Investors left with no option but to swap major currency for lucrative asset class like gold
It is predicted that future growth will be evidenced in gold. The global economy in future may not based on the gold standard, but the recognized value of gold as the basis for real value — whether acknowledged by central banks or not — will never change. Historically, many civilizations have recognized the permanence of gold’s value. For example, Egyptian civilizations buried large amount of gold with deceased pharaohs with the confidence that they would be able to use it in the afterlife. Great wars were fought to plunder stores of gold.
Gold is the only real money, and its value cannot be changed or controlled by government. Governments overprint money in time of economic and financial crisis but certainly, they always return to gold. Goods and services can be paid for only with goods and services. Currency is nothing but a promissory note that is not backed up with any tangible value. Once we reach our national credit limit, monetary policy will be forced to pullback. When that occurs conventional investors and their savings accounts hit hard. The beneficial of the falling dollar will be the investor whose holdings emphasize tangible value of goods.

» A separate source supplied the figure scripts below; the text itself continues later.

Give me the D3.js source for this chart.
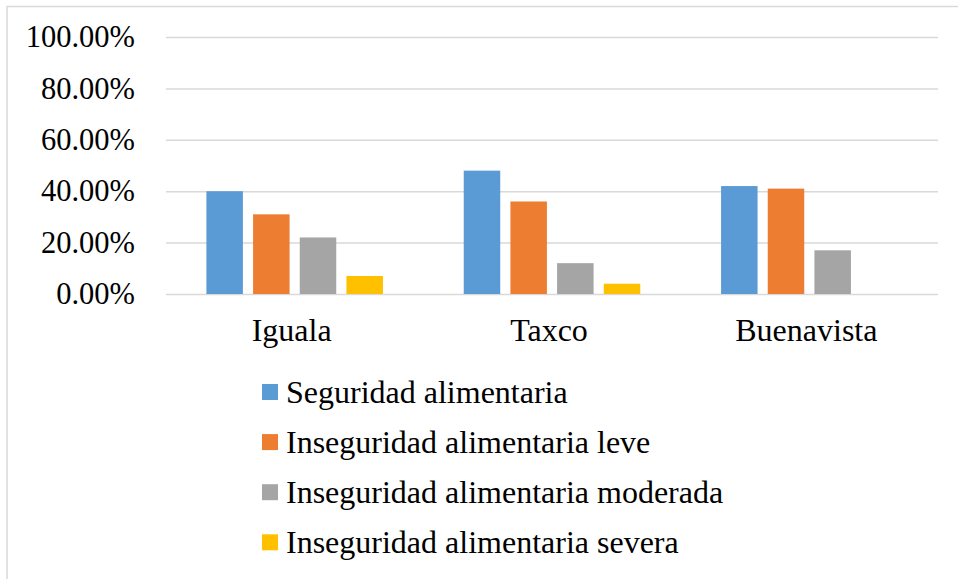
<!DOCTYPE html>
<html>
<head>
<meta charset="utf-8">
<script src="https://cdn.jsdelivr.net/npm/d3@7"></script>
<style>
  html, body { margin: 0; padding: 0; background: #fff; }
  svg { display: block; }
</style>
</head>
<body>
<svg id="chart" width="958" height="579"></svg>
<script>
// Municipalities along the x axis
const categories = ["Iguala", "Taxco", "Buenavista"];
// Food security levels (legend order)
const seriesNames = [
  "Seguridad alimentaria",
  "Inseguridad alimentaria leve",
  "Inseguridad alimentaria moderada",
  "Inseguridad alimentaria severa"
];
// Share of households per level, one array per municipality
const iguala = [0.40, 0.31, 0.22, 0.07];
const taxco = [0.48, 0.36, 0.12, 0.04];
const buenavista = [0.42, 0.41, 0.17, 0.00];
const values = [iguala, taxco, buenavista];
const colors = ["#5b9bd5", "#ed7d31", "#a5a5a5", "#ffc000"];
const yTicks = [0, 0.2, 0.4, 0.6, 0.8, 1.0];

const FONT = "'Liberation Serif', 'Times New Roman', serif";
const svg = d3.select("#chart");
const W = 958, H = 579;

// chart frame (runs past the right and bottom edges)
svg.append("rect")
  .attr("x", 7).attr("y", 6.5)
  .attr("width", W + 10).attr("height", H + 10)
  .attr("fill", "#fff")
  .attr("stroke", "#d9d9d9").attr("stroke-width", 1.5);

const plot = { left: 166, right: 938, top: 37, bottom: 294 };

const y = d3.scaleLinear().domain([0, 1]).range([plot.bottom, plot.top]);
const x0 = d3.scaleBand().domain(categories).range([plot.left, plot.right]).padding(0);
const inset = x0.bandwidth() * 0.157;
const x1 = d3.scaleBand().domain(d3.range(seriesNames.length))
  .range([inset, x0.bandwidth() - inset]).paddingInner(0.218).paddingOuter(0);

// gridlines and tick labels
const yAxis = d3.axisLeft(y).tickValues(yTicks)
  .tickSize(-(plot.right - plot.left)).tickPadding(31)
  .tickFormat(d => (d * 100).toFixed(2) + "%");
const gy = svg.append("g").attr("transform", `translate(${plot.left},0)`).call(yAxis);
gy.select(".domain").remove();
gy.selectAll(".tick line").attr("stroke", "#d9d9d9").attr("stroke-width", 1.5);
gy.selectAll(".tick text")
  .style("font-family", FONT).style("font-size", "30.5px").style("fill", "#000");

// bars
const groups = svg.append("g").selectAll("g")
  .data(categories)
  .join("g")
  .attr("transform", d => `translate(${x0(d)},0)`);

groups.selectAll("rect")
  .data((d, i) => values[i].map((v, j) => ({ v, j })))
  .join("rect")
  .attr("x", d => x1(d.j))
  .attr("width", x1.bandwidth())
  .attr("y", d => y(d.v))
  .attr("height", d => y(0) - y(d.v))
  .attr("fill", d => colors[d.j]);

// category labels
const xAxis = d3.axisBottom(x0).tickSize(0).tickPadding(24);
const gx = svg.append("g").attr("transform", `translate(-3,${plot.bottom})`).call(xAxis);
gx.select(".domain").remove();
gx.selectAll(".tick text")
  .style("font-family", FONT).style("font-size", "32px").style("fill", "#000");

// legend
const legend = svg.append("g").attr("transform", "translate(262,384)");
const rows = legend.selectAll("g").data(seriesNames).join("g")
  .attr("transform", (d, i) => `translate(0,${i * 50.1})`);
rows.append("rect").attr("width", 16).attr("height", 16).attr("fill", (d, i) => colors[i]);
rows.append("text").attr("x", 24).attr("y", 18.7)
  .style("font-family", FONT).style("font-size", "32px").style("fill", "#000")
  .text(d => d);
</script>
</body>
</html>
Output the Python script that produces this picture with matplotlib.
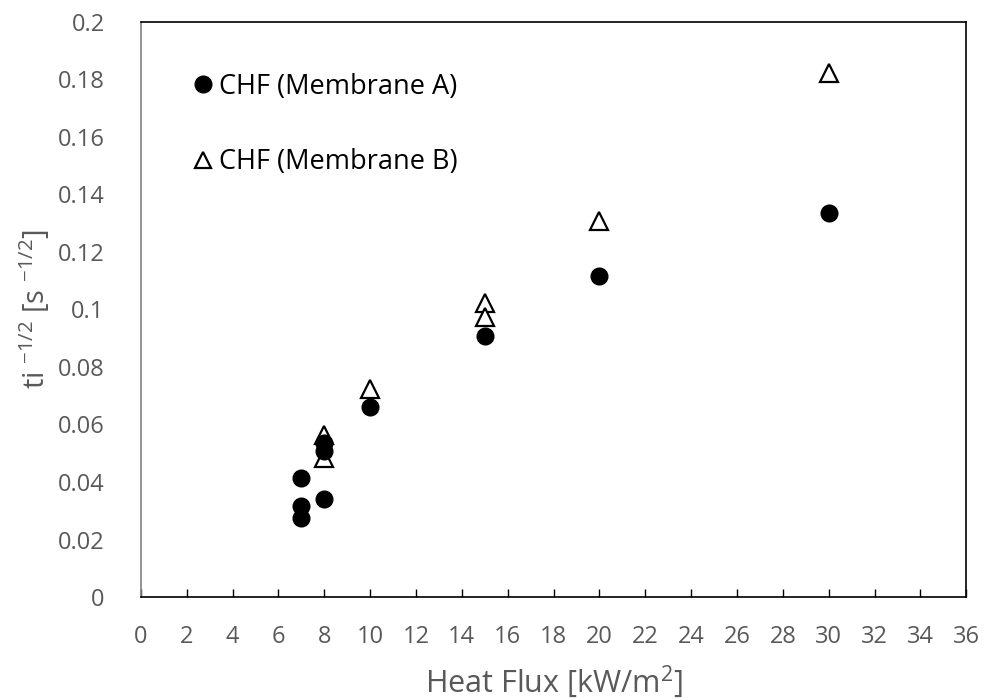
import matplotlib.pyplot as plt

# heat flux [kW/m2] vs ti^-1/2 [s^-1/2]
flux_a = [7, 7, 7, 8, 8, 8, 10, 15, 20, 30]
ti_a = [0.0414, 0.0317, 0.0275, 0.0341, 0.0536, 0.0508, 0.0661, 0.0908, 0.1117, 0.1335]

flux_b = [8, 8, 10, 15, 15, 20, 30]
ti_b = [0.0562, 0.0482, 0.0722, 0.1023, 0.0972, 0.1308, 0.1820]

xticks = list(range(0, 37, 2))
yticks = [0, 0.02, 0.04, 0.06, 0.08, 0.1, 0.12, 0.14, 0.16, 0.18, 0.2]
ytick_labels = ['0', '0.02', '0.04', '0.06', '0.08', '0.1', '0.12', '0.14', '0.16', '0.18', '0.2']

plt.rcParams['font.family'] = ['Open Sans', 'DejaVu Sans']
grey = '#595959'

fig = plt.figure(figsize=(9.85, 7), dpi=100)
ax = fig.add_axes([0.143, 0.147, 0.838, 0.822])

# triangles first so the filled circles sit on top
ax.plot(flux_b, ti_b, linestyle='None', marker='^', markersize=13,
        markerfacecolor='white', markeredgecolor='black', markeredgewidth=1.6,
        label='CHF (Membrane B)', zorder=2)
ax.plot(flux_a, ti_a, linestyle='None', marker='o', markersize=12,
        color='black', label='CHF (Membrane A)', zorder=3)

ax.set_xlim(0, 36)
ax.set_ylim(0, 0.2)
ax.set_xticks(xticks)
ax.set_yticks(yticks)
ax.set_yticklabels(ytick_labels)

ax.tick_params(axis='x', direction='in', length=6, width=1, pad=20,
               labelsize=17, labelcolor=grey)
ax.tick_params(axis='y', length=0, pad=26, labelsize=17, labelcolor=grey)

for side in ['top', 'right', 'bottom']:
    ax.spines[side].set_color('black')
    ax.spines[side].set_linewidth(1.2)
ax.spines['left'].set_color('#808080')
ax.spines['left'].set_linewidth(1.2)

ax.set_xlabel(r'Heat Flux [kW/m$^{\mathregular{2}}$]', fontsize=22, color=grey, labelpad=10)
ax.set_ylabel(r'ti $^{\mathregular{-1/2}}$ [s $^{\mathregular{-1/2}}$]', fontsize=21,
              color=grey, labelpad=4)

handles, labels = ax.get_legend_handles_labels()
leg = ax.legend(handles[::-1], labels[::-1], loc='upper left',
                bbox_to_anchor=(0.052, 0.93), frameon=False,
                fontsize=19.5, handlelength=0.6, handletextpad=0.3,
                labelspacing=1.75, borderaxespad=0)
for h in leg.legend_handles:
    h.set_markersize(12)

fig.savefig('out.png', dpi=100)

Investing in gold itself, mutual funds, or gold mining stock provides the most direct counter to the dollar. As the dollar falls, gold inevitably rise. Dollar holdings of commercial banks, representing foreign currency deposits of private residents climbed by Rs29.32 billion, during the first five months of the present fiscal year. During January to May, these holdings reported an increase of $140 billion to stand at $5.081 billion against $4.941 billion. According to the month-end statistics on liquid foreign exchange reserves given by the State Bank of Pakistan (SBP) shows that the dollar investments by the banks have been witnessing fair growth trajectory, as their volumes are more than that the foreign exchange reserves of the State Bank of Pakistan, which is evident from the fact that the net international reserves of the Central Bank reduced to $4.224 billion, while the reserves of commercial banks rose to $5.285 billion as of November 1, 2013. The dollar investments have outperformed bonds, stocks and real estate in the last few months, as people in order to get better profits, purchased dollars from the open market and deposited in their foreign currency accounts.
“In Pakistan, wealthy people are transferring their assets in foreign exchange,” said Dr Muhammad Yaqub, former governor of the SBP. Both exporters and importers are keeping dollars by under-invoicing and over-invoicing. At the same time, people convert their assets in dollars under the foreign exchange deposit scheme. It is expected to give them a higher rate of return than any other asset.
The State Bank governor had already admitted that around $25 million is being flown out of the country every day. The deposit mix ratio of commercial banks may comprise 75 to 80 percent local components and 25 to 20 percent foreign. In case of increase in it, the State Bank can impose a penalty on banks. Banks earned no profit on having such accounts and also obliged to sell dollars to the SBP to meet the demand for the foreign exchange.
Based on its groundwork stock market experts are quite optimistic that the local bourse will continue the positive momentum in the coming year. “We expect the KSE-100 Index to touch 30,000-mark in 2014, thereby, generating 17 percent to 18 percent return,” Mohammad Sohail, CEO of Topline Securities and Director at the Karachi Stock Exchange, said.
Market capitalization surged by 43 percent during the year, as it stood at Rs6.057 trillion on December 30, 2013 as compared to the capitalization of Rs4.242 trillion on December 31, 2012.
In the fiscal year 2014, Pakistan’s economy is likely to recover with GDP growth of four percent to five percent, after a gap of six years, with the support of manufacturing sector. The government’s large concentration on the economic and energy issues will help overall economic activity and investment climate in 2014. Huge liquidity and better economic recovery can take the market to even 33,000 points level.
The GSP Plus status for textiles, developments on the privatization front and the auction of 3G licenses, Pakistan will be observing a significant influx of funds, therefore, the current momentum is likely to continue going forward. Significant improvement’ in macro economy for 2014 highlights the investment community’s continued belief in the government’s reform plans along with the expectations of improvement in the circular debt in 2014.
Gold’s increasing attractiveness over the years is a result of increasing demand, falling supply and its influence as a safe haven for investment. Investors diversify their investments by including gold to maintain a stable portfolio. The commodity offers a strong hedge against falling interest rates, uncertain economic conditions, currency devaluation and losses incurred on other investments. Gold price increased from Rs6,280 per tola in 2002 to Rs62,600 per tola, currently.
Pakistan is currently going through political and socio-economic crisis. In times like these, gold is believed to be a hedge against losses made by other investments. Gold is the best store of wealth. Pakistani rupee has declined by almost 40 percent over the last 10 years and this gives gold an extra brightness as an investment. Gold prices are denominated in dollars, making it a good security in Pakistan.
The Securities and Exchange Commission of Pakistan (SECP) recently allowed asset management companies to offer gold schemes to investors. The introduction of the scheme was a longstanding demand of the local market and it is expected to become very popular. Credit rating agencies are grading lower world leaders like the US and France. Investors are left with no alternative but to swap major currency pairs for some lucrative asset class like gold.